··· Data shown

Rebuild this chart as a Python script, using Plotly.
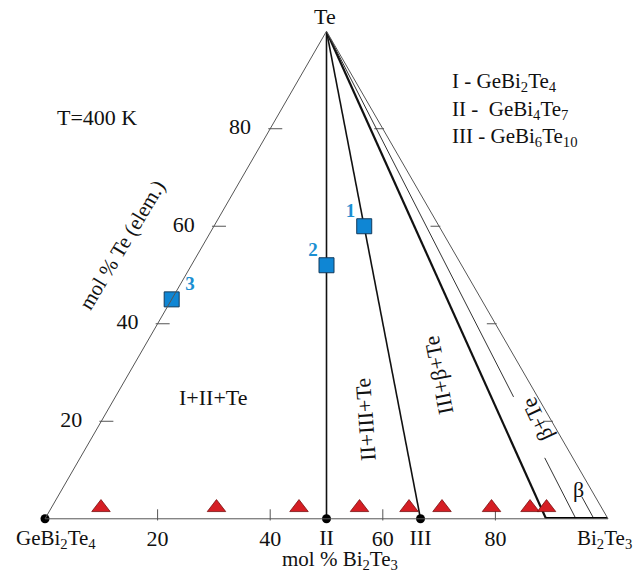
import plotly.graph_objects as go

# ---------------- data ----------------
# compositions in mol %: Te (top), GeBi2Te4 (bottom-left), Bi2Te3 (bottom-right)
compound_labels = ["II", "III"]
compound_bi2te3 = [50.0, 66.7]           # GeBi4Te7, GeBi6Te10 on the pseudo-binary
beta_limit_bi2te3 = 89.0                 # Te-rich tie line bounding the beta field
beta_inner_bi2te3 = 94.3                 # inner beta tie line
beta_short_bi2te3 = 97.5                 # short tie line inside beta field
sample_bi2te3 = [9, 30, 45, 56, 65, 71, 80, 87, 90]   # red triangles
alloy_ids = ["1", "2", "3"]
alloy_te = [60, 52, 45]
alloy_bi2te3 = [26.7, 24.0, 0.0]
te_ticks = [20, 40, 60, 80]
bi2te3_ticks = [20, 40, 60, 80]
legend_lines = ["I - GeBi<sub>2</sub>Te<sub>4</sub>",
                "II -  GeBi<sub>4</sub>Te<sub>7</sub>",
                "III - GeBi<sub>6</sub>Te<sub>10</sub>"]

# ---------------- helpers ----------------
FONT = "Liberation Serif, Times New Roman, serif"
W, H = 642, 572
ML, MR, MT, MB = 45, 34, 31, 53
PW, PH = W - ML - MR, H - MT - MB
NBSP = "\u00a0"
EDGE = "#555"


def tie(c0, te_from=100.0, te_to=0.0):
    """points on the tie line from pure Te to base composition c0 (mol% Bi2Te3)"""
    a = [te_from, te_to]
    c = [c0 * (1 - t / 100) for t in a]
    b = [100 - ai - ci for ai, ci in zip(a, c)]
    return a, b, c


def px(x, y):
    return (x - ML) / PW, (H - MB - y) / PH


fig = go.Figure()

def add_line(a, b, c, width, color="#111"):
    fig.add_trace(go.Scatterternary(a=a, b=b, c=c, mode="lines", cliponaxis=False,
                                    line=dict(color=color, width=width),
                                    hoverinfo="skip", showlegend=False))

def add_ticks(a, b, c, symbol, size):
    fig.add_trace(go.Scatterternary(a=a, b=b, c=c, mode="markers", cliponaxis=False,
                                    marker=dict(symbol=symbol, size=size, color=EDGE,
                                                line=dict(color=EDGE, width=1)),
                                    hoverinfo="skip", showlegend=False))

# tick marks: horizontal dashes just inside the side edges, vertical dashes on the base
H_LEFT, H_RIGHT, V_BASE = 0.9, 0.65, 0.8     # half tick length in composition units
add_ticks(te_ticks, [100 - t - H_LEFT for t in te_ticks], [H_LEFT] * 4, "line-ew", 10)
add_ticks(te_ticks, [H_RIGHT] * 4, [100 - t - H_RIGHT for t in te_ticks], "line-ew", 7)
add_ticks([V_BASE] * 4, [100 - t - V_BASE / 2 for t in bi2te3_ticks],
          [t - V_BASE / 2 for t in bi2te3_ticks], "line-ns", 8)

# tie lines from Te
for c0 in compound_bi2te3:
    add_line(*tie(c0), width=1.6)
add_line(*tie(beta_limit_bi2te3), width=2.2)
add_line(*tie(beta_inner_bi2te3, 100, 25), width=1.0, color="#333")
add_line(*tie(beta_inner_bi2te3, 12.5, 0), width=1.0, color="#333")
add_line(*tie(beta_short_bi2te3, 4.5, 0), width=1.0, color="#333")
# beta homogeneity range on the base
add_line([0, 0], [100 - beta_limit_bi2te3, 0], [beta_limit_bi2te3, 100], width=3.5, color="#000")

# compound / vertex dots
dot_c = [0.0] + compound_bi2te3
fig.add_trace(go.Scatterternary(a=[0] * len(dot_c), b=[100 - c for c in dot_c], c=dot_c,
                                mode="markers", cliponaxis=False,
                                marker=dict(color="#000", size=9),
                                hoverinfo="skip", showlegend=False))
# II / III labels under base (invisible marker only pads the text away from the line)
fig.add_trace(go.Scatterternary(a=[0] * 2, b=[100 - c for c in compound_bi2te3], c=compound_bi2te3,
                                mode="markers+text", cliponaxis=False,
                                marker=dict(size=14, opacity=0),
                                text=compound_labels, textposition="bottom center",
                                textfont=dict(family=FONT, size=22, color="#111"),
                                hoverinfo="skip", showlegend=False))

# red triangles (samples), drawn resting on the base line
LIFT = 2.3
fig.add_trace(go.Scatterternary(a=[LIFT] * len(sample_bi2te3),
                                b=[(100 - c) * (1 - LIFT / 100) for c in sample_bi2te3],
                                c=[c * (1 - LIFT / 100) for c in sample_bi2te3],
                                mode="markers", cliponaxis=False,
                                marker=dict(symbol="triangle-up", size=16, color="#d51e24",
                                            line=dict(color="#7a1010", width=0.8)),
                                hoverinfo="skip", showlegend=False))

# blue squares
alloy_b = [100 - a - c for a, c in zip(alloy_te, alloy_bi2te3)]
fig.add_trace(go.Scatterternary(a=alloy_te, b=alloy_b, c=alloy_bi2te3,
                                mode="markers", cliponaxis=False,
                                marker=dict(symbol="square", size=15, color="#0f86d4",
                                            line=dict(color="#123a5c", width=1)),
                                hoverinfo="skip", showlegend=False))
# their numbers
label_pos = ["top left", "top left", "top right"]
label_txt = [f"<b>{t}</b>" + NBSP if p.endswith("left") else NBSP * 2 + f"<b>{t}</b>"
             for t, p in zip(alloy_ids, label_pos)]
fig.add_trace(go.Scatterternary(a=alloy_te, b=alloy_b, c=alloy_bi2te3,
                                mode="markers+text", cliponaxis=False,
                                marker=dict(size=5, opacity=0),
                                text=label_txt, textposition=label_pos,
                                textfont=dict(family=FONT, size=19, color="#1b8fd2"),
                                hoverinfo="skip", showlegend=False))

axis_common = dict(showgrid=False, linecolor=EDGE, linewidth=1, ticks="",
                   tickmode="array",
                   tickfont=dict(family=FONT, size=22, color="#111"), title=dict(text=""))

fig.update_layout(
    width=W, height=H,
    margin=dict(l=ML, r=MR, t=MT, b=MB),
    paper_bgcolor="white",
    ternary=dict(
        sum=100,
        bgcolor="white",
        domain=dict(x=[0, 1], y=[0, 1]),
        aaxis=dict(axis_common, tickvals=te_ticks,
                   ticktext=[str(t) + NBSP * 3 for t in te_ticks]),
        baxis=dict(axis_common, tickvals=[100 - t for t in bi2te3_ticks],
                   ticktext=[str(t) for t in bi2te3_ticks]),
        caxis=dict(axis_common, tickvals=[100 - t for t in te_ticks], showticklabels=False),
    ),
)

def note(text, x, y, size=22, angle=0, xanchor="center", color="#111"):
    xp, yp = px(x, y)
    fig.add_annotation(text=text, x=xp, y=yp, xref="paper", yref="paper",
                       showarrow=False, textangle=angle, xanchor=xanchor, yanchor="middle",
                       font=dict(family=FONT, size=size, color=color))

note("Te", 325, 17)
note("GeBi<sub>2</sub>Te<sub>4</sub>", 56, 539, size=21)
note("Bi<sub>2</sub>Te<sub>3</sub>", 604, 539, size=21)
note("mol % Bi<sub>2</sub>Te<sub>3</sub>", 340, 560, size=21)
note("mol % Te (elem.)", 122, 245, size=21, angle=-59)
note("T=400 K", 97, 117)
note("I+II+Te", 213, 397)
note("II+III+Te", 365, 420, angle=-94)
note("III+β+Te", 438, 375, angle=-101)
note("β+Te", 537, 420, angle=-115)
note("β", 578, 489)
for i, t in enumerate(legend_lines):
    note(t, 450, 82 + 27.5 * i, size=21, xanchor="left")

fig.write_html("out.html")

······
··· Data shown

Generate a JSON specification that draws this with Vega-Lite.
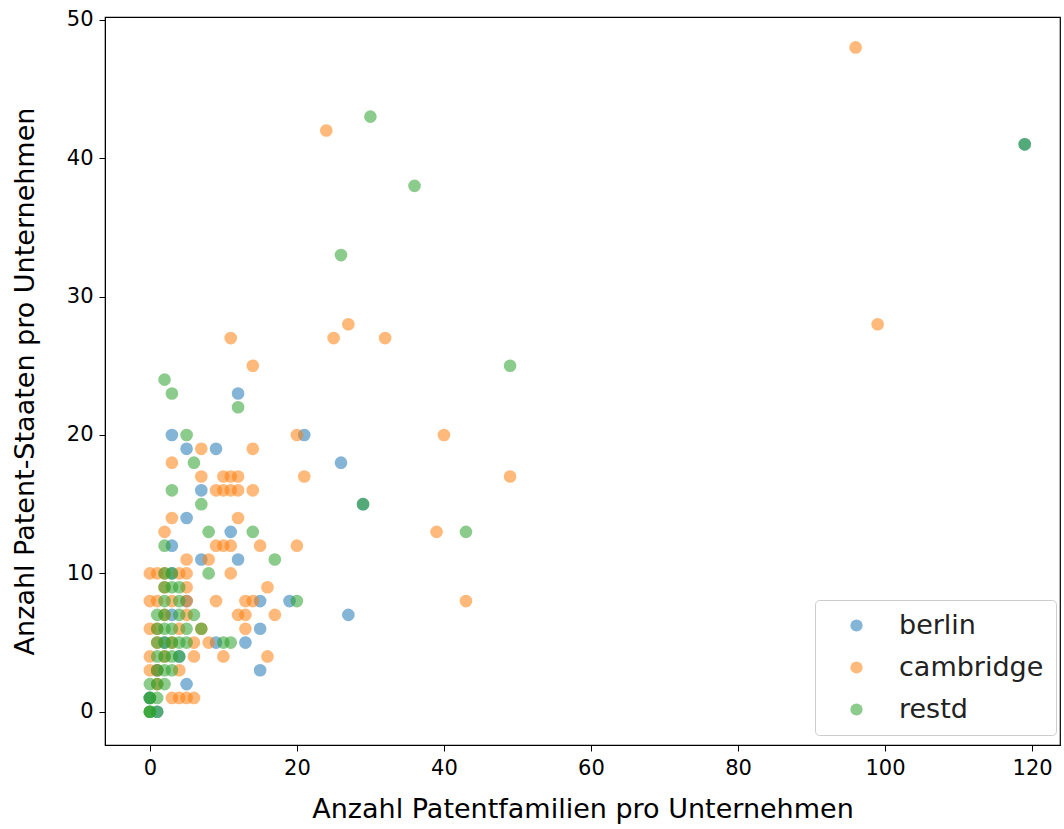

······

Go to the line containing "Rebuild this chart" and copy exactly from there through the line containing "import plotly.graph_objects as go", both included, and nothing more. Pictures are excluded.

### Solution to this problem:
Rebuild this chart as a Python script, using Plotly.
import plotly.graph_objects as go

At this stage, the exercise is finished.